No, not cool at all. A crash is a crash, not a C++ exception, and I as the
programmer want to know about it. I want to know the exact state of the
program when the crash occurred and not some "recovered" version of that
state. We do ourselves, and our code, no favors by using a technique which
obscures our mistakes.

Turning a crash into an exception might *almost* be OK for the release
version of a program, as a last-ditch form of recovery, but it is unlikely
to work. Exception-safety depends on knowing which operations can throw, and
nobody expects a pointer-dereference to throw an exception. It's one of
those fundamental operations in the language which doesn't throw
exceptions - indeed, writing exception-safe code in an environment where
*everything* can throw is impossible. So it is more than likely that if a
crash is turned into an exception, some invariant maintained by
exception-recovery code ends up violated. I'm leaving aside entirely the
condition that caused the crash in the first place. The reason I say it
might *almost* be OK as a last-ditch recovery effort is that normally I
would want to take special, extra-cautious recovery-and-shutdown actions in
the case of such a crash, but as it stands there's no way to tell such a
beast from a regular C++ exception.

> Now if you try to run it in release
> mode, you'll see that it *doesn't* get caught!

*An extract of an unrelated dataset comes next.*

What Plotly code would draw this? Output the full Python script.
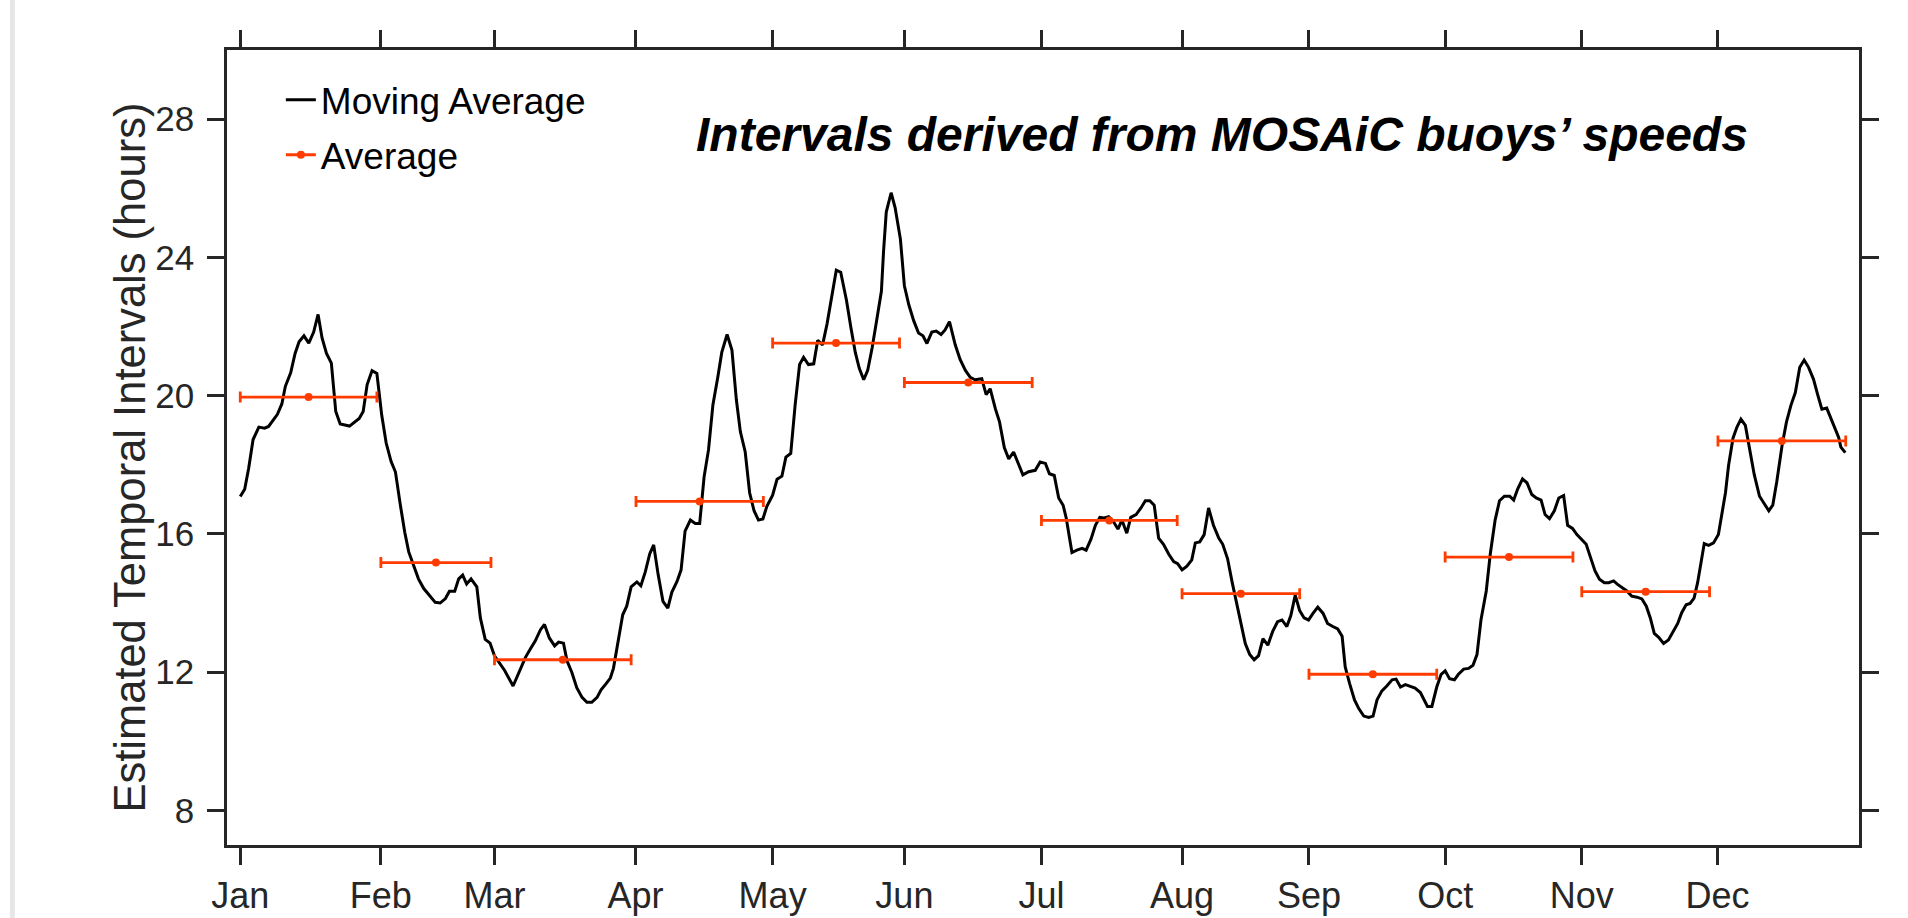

I have tried both options with my test program, and they exhibit identical
behaviors. I think what the Microsoft documentation says is that unless you
use /EHa, certain destructor cleanups might not run when a structured
exception (crash) causes the stack to unwind. But that's exactly the
behavior I'm trying to avoid here. The point is that with my patch, after a
crash the system will offer to drop you into the debugger, no matter how
many catch(...) blocks you write. You will arrive at the point of the crash,
and no intervening recovery code will have run.

> Not nice to
> have such inconsistent behaviour in debug/release mode. The
> only way to fix it up (AFAIK) is to change the /GX compiler
> switch to /EHa in release mode: now they act the same way.
> Note: You need to use the EHa switch *even* if you are using
> the _set_se_translator trick.

Not if you don't care about unwinding from structured exceptions ;)
But thanks for the info. If I *do* ever decide to take advantage of this
behavior, it's good to know how to do it right.